Dans ce monde en mouvement, de plus en plus de gens remplacent leur psychologue de chair et d’os par une intelligence artificielle utilisée à des fins thérapeutiques, et notamment le chatbot – un programme conversationnel – intitulé Psychologist, gratuit et accessible depuis le site character.ai

Sur ce site, on trouve des intelligences artificielles capables d’incarner n’importe qui, de Beyoncé à Harry Potter en passant par Elon Musk. Pourtant, parmi tous les choix possibles, le chatbot qui rencontre le plus de succès n’imite pas une personnalité mais un psychologue.

Son créateur, un étudiant néo-zélandais en psychologie, Sam Zaia, l’a entraîné sur ses cours pour façonner des réponses adaptées aux problèmes de santé mentale les plus courants, comme la dépression ou l’anxiété. Et depuis sa création qui remonte à l’été 2023, il cumule plus de 160 millions de conversations.

Une réponse à des délais interminables et à la cherté de la vie

De plus en plus de personnes ressentent le besoin de se tourner vers un psychologue, et comme les psychologues ne sont pas assez nombreux, les délais pour obtenir un rendez-vous s’allongent. En 2022, en France, 8,22 millions de rendez-vous ont été pris chez des psychologues via Doctolib, contre 6,02 millions en 2021. Soit une hausse de 11,3 %.

Le délai d’attente moyen pour un rendez-vous avec un psychologue sur cette même plateforme est de 9 jours. Un délai qui varie selon les régions, car des 8 jours d’attente en Île-de-France pour consulter un psy, on passe à 3 semaines dans le Grand Est, selon une enquête menée par Doctolib et la fondation FondaMental en 2023. Les intelligences artificielles thérapeutiques viennent donc combler ce manque.

C’est aussi une alternative pour celles et ceux qui n’ont pas les moyens de consulter, quand une séance chez un psy coûte en moyenne 64€ dans l’Hexagone et quand plus de 14,5 % de la population vit sous le seuil de pauvreté monétaire.

C’est enfin plus de confort, du fait de la facilité d’accès et de la disponibilités de ces psys virtuels. On peut échanger avec eux n’importe quand, et n’importe où.

Derrière un écran, les utilisateurs de ces IA se sentent aussi plus libres. Ils ont le sentiment de pouvoir pleinement se confier sans avoir le sentiment d’être jugés, alors que 9 personnes sur 10 affirment avoir déjà menti à leur praticien, selon une étude d’un chercheur de l’université Columbia.

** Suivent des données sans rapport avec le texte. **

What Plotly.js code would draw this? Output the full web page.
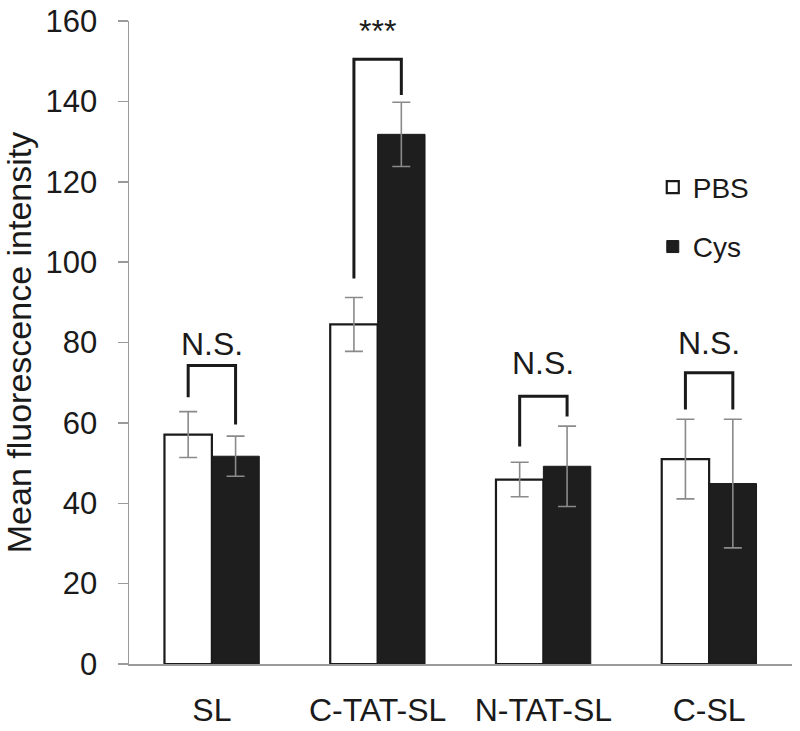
<!DOCTYPE html>
<html>
<head>
<meta charset="utf-8">
<script src="https://cdn.plot.ly/plotly-3.0.1.min.js"></script>
<style>html,body{margin:0;padding:0;background:#fff;}#chart{width:800px;height:731px;}</style>
</head>
<body>
<div id="chart"></div>
<script>
// Data
const categories = ["SL", "C-TAT-SL", "N-TAT-SL", "C-SL"];
const pbsMean = [57.1, 84.5, 45.9, 51.0];
const pbsErr  = [5.7, 6.7, 4.3, 9.9];
const cysMean = [51.7, 131.8, 49.2, 44.9];
const cysErr  = [5.0, 8.0, 10.0, 16.0];
// significance brackets
const sigLabels      = ["N.S.", "***", "N.S.", "N.S."];
const sigLabelY      = [79.6, 157.6, 75.0, 80.0];
const bracketTop     = [74.3, 150.5, 66.6, 72.5];
const bracketLeftLo  = [66.4, 95.9, 54.1, 63.3];
const bracketRightLo = [59.6, 141.6, 61.6, 63.3];
const yTicks = [0, 20, 40, 60, 80, 100, 120, 140, 160];

const FONT = "Liberation Sans, Arial, Helvetica, sans-serif";
const TXT = "#1a1a1a";
const idx = categories.map((_, i) => i);
const bargap = 0.428;
const half = (1 - bargap) / 4; // offset of each bar center from category center

const traces = [
  {
    type: "bar", name: "PBS", x: idx, y: pbsMean, legendgroup: "a",
    marker: {color: "#ffffff", line: {color: "#1a1a1a", width: 2.2}},
    error_y: {type: "data", array: pbsErr, visible: true, color: "#8a8a8a", thickness: 1.6, width: 9}
  },
  {
    type: "bar", name: "Cys", x: idx, y: cysMean, legendgroup: "b",
    marker: {color: "#1e1e1e", line: {color: "#1a1a1a", width: 1}},
    error_y: {type: "data", array: cysErr, visible: true, color: "#8a8a8a", thickness: 1.6, width: 9}
  }
];

const shapes = [
  // small extension of the x axis line to the left of the y axis
  {type: "line", xref: "paper", yref: "y", x0: -0.013, x1: 0, y0: 0, y1: 0,
   line: {color: "#9a9a9a", width: 1.5}}
];
const annotations = [];
idx.forEach(i => {
  const xl = i - half, xr = i + half;
  shapes.push({
    type: "path", xref: "x", yref: "y",
    path: `M ${xl},${bracketLeftLo[i]} L ${xl},${bracketTop[i]} L ${xr},${bracketTop[i]} L ${xr},${bracketRightLo[i]}`,
    line: {color: "#1a1a1a", width: 3}
  });
  annotations.push({
    x: i, y: sigLabelY[i], xref: "x", yref: "y", text: sigLabels[i],
    showarrow: false, font: {family: FONT, size: 32, color: TXT},
    xanchor: "center", yanchor: "middle"
  });
});

const layout = {
  width: 800, height: 731,
  margin: {l: 129, r: 8, t: 21, b: 67},
  paper_bgcolor: "#ffffff", plot_bgcolor: "#ffffff",
  barmode: "group", bargap: bargap, bargroupgap: 0,
  showlegend: true,
  legend: {
    x: 0.79, y: 0.78, xanchor: "left", yanchor: "top",
    font: {family: FONT, size: 28, color: TXT},
    tracegroupgap: 20, bgcolor: "rgba(0,0,0,0)", traceorder: "grouped"
  },
  xaxis: {
    range: [-0.5, 3.5], tickmode: "array", tickvals: idx, ticktext: categories,
    showline: true, linecolor: "#9a9a9a", linewidth: 1.5,
    ticks: "", showgrid: false, zeroline: false,
    tickfont: {family: FONT, size: 32, color: TXT},
    ticklabelstandoff: 17
  },
  yaxis: {
    range: [0, 160], tickmode: "array", tickvals: yTicks,
    showline: true, linecolor: "#9a9a9a", linewidth: 1.5,
    ticks: "outside", ticklen: 10, tickcolor: "#9a9a9a", tickwidth: 1.5,
    showgrid: false, zeroline: false,
    tickfont: {family: FONT, size: 31, color: TXT},
    ticklabelstandoff: 14,
    title: {text: "Mean fluorescence intensity", font: {family: FONT, size: 34, color: TXT}, standoff: 10}
  },
  shapes: shapes,
  annotations: annotations
};

Plotly.newPlot("chart", traces, layout, {staticPlot: true, displayModeBar: false});
</script>
</body>
</html>
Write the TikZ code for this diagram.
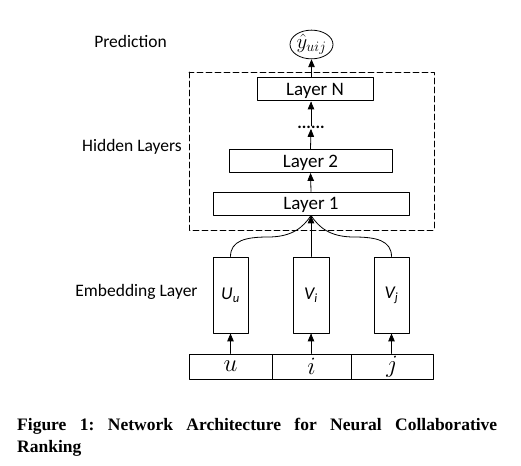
\documentclass[tikz,border=0pt]{standalone}
\usepackage{amsmath,amssymb}
\usepackage{fontspec}
\setmainfont{Liberation Serif}
\setsansfont{Carlito}
\usetikzlibrary{arrows, calc, positioning, shapes.geometric}

\tikzset{
  layerbox/.style={draw, line width=1pt, rectangle, minimum height=23pt, text height=12pt, text depth=0pt, font=\sffamily\fontsize{19}{22}\selectfont},
  embbox/.style={draw, line width=1pt, rectangle, minimum width=35pt, minimum height=76pt, font=\sffamily\itshape\fontsize{18}{20}\selectfont},
  inbox/.style={draw, line width=1pt, rectangle, minimum height=25pt, font=\fontsize{24}{26}\selectfont},
  sidelabel/.style={anchor=base, font=\sffamily\fontsize{17.5}{20}\selectfont}
}

\begin{document}
\begin{tikzpicture}[line cap=round,line join=round,>=triangle 45,x=1pt,y=-1pt, every node/.style={inner sep=0pt}]
\useasboundingbox (0,0) rectangle (521,465);

% Prediction
\node [draw, line width=0.8pt, ellipse, minimum width=43pt, minimum height=22pt, font=\fontsize{20.74}{22}\selectfont] (pred) at (311.5,44.5) {$\hat{y}_{uij}$};

% Hidden layers
\node [layerbox, minimum width=116pt] (layerN) at (315,89.5) {Layer N};
\node [font=\sffamily\bfseries\fontsize{17}{20}\selectfont] (dots) at (311,127.5) {......};
\node [layerbox, minimum width=163pt] (layer2) at (310.5,161) {Layer 2};
\node [layerbox, minimum width=196pt] (layer1) at (311,203.5) {Layer 1};
\draw [line width=0.8pt, dash pattern=on 6pt off 3pt] (189,72) rectangle (434,230);

% Embedding boxes
\node [embbox] (embU) at (230.5,295) {U\textsubscript{u}};
\node [embbox, minimum width=36pt] (embVi) at (311,295) {V\textsubscript{i}};
\node [embbox] (embVj) at (391.5,295) {V\textsubscript{j}};

% Input row
\node [inbox, minimum width=83pt] (inU) at (230.5,366.5) {$u$};
\node [inbox, minimum width=79pt] (inI) at (311.5,366.5) {$i$};
\node [inbox, minimum width=82pt] (inJ) at (392,366.5) {$j$};

% Draw
\draw [->, line width=0.8pt] (layer1.north) -- (layer2.south);
\draw [->, line width=0.8pt] (layer2.north) -- (dots.south);
\draw [->, line width=0.8pt] (dots.north) -- (dots.north |- layerN.south);
\draw [->, line width=0.8pt] (pred.south |- layerN.north) -- (pred.south);
\draw [->, line width=0.8pt] (embVi.north) -- (layer1.south);
\coordinate (lbend) at (268,237);
\coordinate (rbend) at (354,237);
\draw [line width=0.8pt] (embU.north) .. controls +(0,-16) and +(-22,0) .. (lbend) .. controls +(24,0) and +(-8,12) .. (layer1.south);
\draw [line width=0.8pt] (embVj.north) .. controls +(0,-16) and +(22,0) .. (rbend) .. controls +(-24,0) and +(8,12) .. (layer1.south);
\foreach \from/\to in {inU/embU, inI/embVi, inJ/embVj}
  \draw [->, line width=0.8pt] (\from.north -| \to.south) -- (\to.south);

% Labels
\node [sidelabel] (predlabel) at (130.5,48) {Prediction};
\node [sidelabel] (hiddenlabel) at (132,152) {Hidden Layers};
\node [sidelabel] (emblabel) at (136.5,296.5) {Embedding Layer};

% Caption
\node [anchor=north west, text width=480pt, align=justify, font=\bfseries\fontsize{17.5}{22}\selectfont\frenchspacing] (caption) at (17,418) {Figure 1: Network Architecture for Neural Collaborative\linebreak Ranking};
\end{tikzpicture}
\end{document}
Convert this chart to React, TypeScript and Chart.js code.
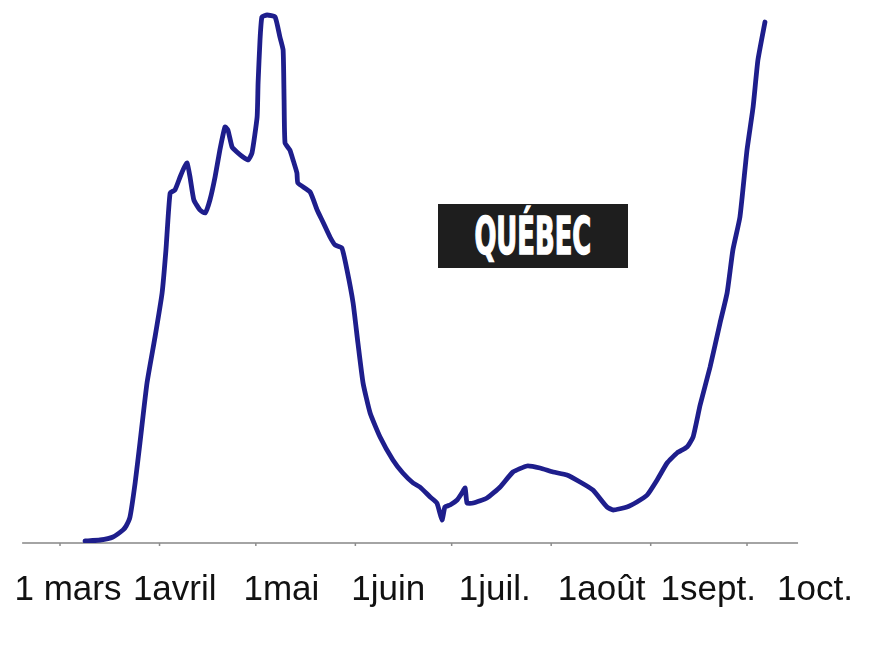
import React, { useEffect, useRef } from 'react';
import { Chart, registerables } from 'chart.js';

Chart.register(...registerables);

// Days since 1 March 2020
const dayOffsets = [
  7.8, 12.5, 16.5, 19.6, 20.6, 21.8, 23.4, 24.9, 27.1, 29.6,
  31.8, 33.0, 34.3, 35.8, 37.4, 38.6, 39.6, 40.5, 41.7, 43.6,
  45.2, 46.7, 48.3, 49.8, 51.4, 52.3, 53.6, 55.1, 57.0, 58.6,
  59.8, 61.4, 61.7, 62.3, 62.9, 64.5, 67.0, 68.5, 69.5, 69.8,
  70.1, 71.6, 72.6, 73.8, 74.1, 77.9, 80.1, 81.9, 84.1, 85.7,
  87.8, 89.4, 91.3, 92.8, 94.4, 96.6, 99.7, 103.7, 106.8, 110.0,
  112.1, 115.3, 117.4, 119.0, 119.9, 121.5, 123.7, 125.2, 126.2, 126.8,
  128.7, 133.0, 137.1, 141.1, 145.5, 149.5, 153.6, 157.9, 162.0, 166.0,
  170.4, 172.3, 176.6, 179.7, 182.9, 186.0, 189.1, 192.2, 195.3, 197.2,
  199.4, 202.5, 205.6, 207.8, 209.6, 211.8, 214.0, 215.9, 217.4, 219.6,
];

// Relative level of new cases (arbitrary units)
const caseLevel = [
  2, 3, 6, 13, 17, 26, 60, 100, 160, 206,
  250, 293, 350, 353, 366, 375, 380, 366, 343, 333,
  330, 343, 366, 393, 416, 413, 396, 391, 386, 383,
  390, 426, 460, 503, 526, 528, 526, 506, 493, 443,
  400, 393, 383, 370, 360, 351, 333, 321, 306, 298,
  295, 273, 240, 200, 160, 130, 106, 83, 70, 60,
  56, 46, 40, 23, 36, 38, 43, 50, 55, 40,
  40, 45, 56, 71, 77, 75, 71, 68, 61, 53,
  36, 33, 36, 41, 48, 63, 80, 90, 96, 106,
  138, 176, 220, 250, 293, 326, 393, 436, 483, 521,
];

const monthLabels = ['1 mars', '1avril', '1mai', '1juin', '1juil.', '1août', '1sept.', '1oct.'];
const monthStartDays = [0, 31, 61, 92, 122, 153, 184, 214];
const regionLabel = 'QUÉBEC';

const X_MIN = 2.49;
const X_MAX = 235.18;
const AXIS_START = -11.8;
const AXIS_END = 229.9;
const Y_MAX = 533;

const axisLinePlugin = {
  id: 'axisLine',
  beforeDatasetsDraw(chart: any) {
    const { ctx, chartArea, scales } = chart;
    const xs = scales.x;
    const y = chartArea.bottom;
    ctx.save();
    ctx.strokeStyle = '#a4a4a4';
    ctx.lineWidth = 2;
    ctx.beginPath();
    ctx.moveTo(xs.getPixelForValue(AXIS_START), y);
    ctx.lineTo(xs.getPixelForValue(AXIS_END), y);
    ctx.stroke();
    ctx.strokeStyle = '#8c8c8c';
    ctx.lineWidth = 1.5;
    for (const d of monthStartDays) {
      const px = xs.getPixelForValue(d);
      ctx.beginPath();
      ctx.moveTo(px, y);
      ctx.lineTo(px, y + 3);
      ctx.stroke();
    }
    ctx.restore();
  },
};

export default function App() {
  const canvasRef = useRef<HTMLCanvasElement | null>(null);
  const labelRef = useRef<HTMLSpanElement | null>(null);

  useEffect(() => {
    if (!canvasRef.current) return;
    const chart = new Chart(canvasRef.current, {
      type: 'line',
      data: {
        datasets: [
          {
            data: dayOffsets.map((d, i) => ({ x: d, y: caseLevel[i] })),
            borderColor: '#1e1e8c',
            borderWidth: 4.8,
            pointRadius: 0,
            tension: 0.15,
            borderJoinStyle: 'round',
            borderCapStyle: 'round',
            fill: false,
          },
        ],
      },
      options: {
        animation: false,
        responsive: false,
        layout: { padding: { left: 60, right: 49, top: 2, bottom: 0 } },
        plugins: { legend: { display: false }, tooltip: { enabled: false } },
        scales: {
          x: { type: 'linear', min: X_MIN, max: X_MAX, display: false },
          x2: {
            type: 'category',
            labels: monthLabels,
            position: 'bottom',
            offset: false,
            grid: {
              display: true,
              drawOnChartArea: false,
              drawTicks: true,
              tickLength: 26,
              color: 'rgba(0,0,0,0)',
            },
            border: { display: false },
            ticks: {
              autoSkip: false,
              maxRotation: 0,
              minRotation: 0,
              padding: 0,
              color: '#111111',
              font: { family: '"Liberation Sans", Arial, sans-serif', size: 35 },
            },
            afterFit(scale: any) {
              scale.height = 95;
            },
          },
          y: { type: 'linear', min: 0, max: Y_MAX, display: false },
        },
      },
      plugins: [axisLinePlugin],
    } as any);
    return () => chart.destroy();
  }, []);

  useEffect(() => {
    const el = labelRef.current;
    if (!el) return;
    const w = el.offsetWidth;
    if (w > 0) el.style.transform = `scaleX(${117 / w})`;
  }, []);

  return (
    <div style={{ position: 'relative', width: 856, height: 630 }}>
      <canvas ref={canvasRef} width={856} height={630} style={{ display: 'block' }} />
      <div
        style={{
          position: 'absolute',
          left: 430,
          top: 196,
          width: 190,
          height: 64,
          background: '#1e1e1e',
          display: 'flex',
          alignItems: 'center',
          justifyContent: 'center',
          overflow: 'hidden',
        }}
      >
        <span
          ref={labelRef}
          style={{
            display: 'inline-block',
            color: '#ffffff',
            fontFamily: '"DejaVu Sans Condensed", "DejaVu Sans", sans-serif',
            fontStretch: 'condensed',
            fontWeight: 'bold',
            fontSize: 52,
            lineHeight: 1,
            whiteSpace: 'nowrap',
            transformOrigin: 'center center',
            WebkitTextStroke: '1.5px #ffffff',
          }}
        >
          {regionLabel}
        </span>
      </div>
    </div>
  );
}
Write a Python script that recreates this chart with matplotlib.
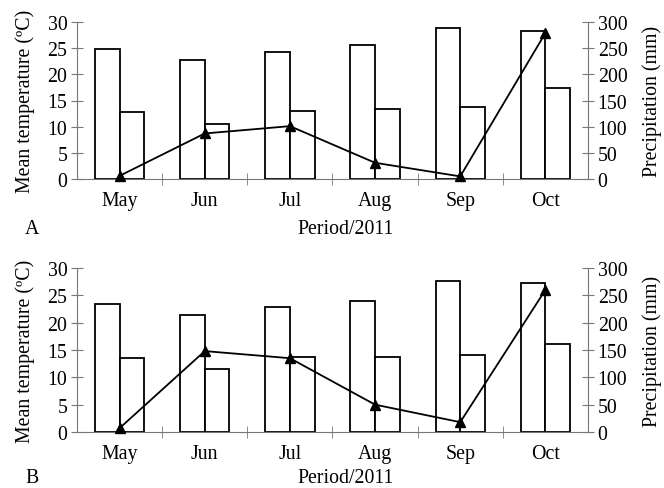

L’intelligence artificielle thérapeutique pose des questions éthiques

Les confidences faites par les internautes à leur intelligence artificielle sont-elles protégées ? Selon une enquête menée par la Fondation Mozilla, 3 applications de santé mentale sur 5 ne parviennent pas à préserver la vie privée de leurs utilisateurs. 

Ces applications peuvent également dispenser des conseils inappropriés voire dangereux : en mars 2023, un chercheur belge d’une trentaine d’années victime d’éco-anxiété s’est donné la mort après six semaines d’échanges avec un chatbot nommé Eliza. Il a assimilé son comportement à celui d’un être humain. Cette dissonance cognitive a contribué à isoler le chercheur et à l’enfermer dans une bulle de réflexion toxique.

L’entreprise derrière ce chatbot, Chai Research, a depuis assuré travailler à l’amélioration de la sécurité de son application : aujourd’hui, quand un utilisateur évoque par exemple le sujet du suicide avec le chatbot, celui-ci refuse de développer une réponse.

Les psys, amenés à disparaître ?

Aucun risque, à en croire la psychologue Mari Lapi, qui a abordé le sujet sur Tiktok : l’intelligence artificielle n’a d’intérêt que lorsqu’elle est pensée dans une relation avec un thérapeute.

Ce qui est plus probable, c’est que les psys finissent eux-mêmes par à avoir recours à cette technologie pour alléger certaines de leurs tâches, ce qui devrait notamment leur permettre de prendre plus de patients.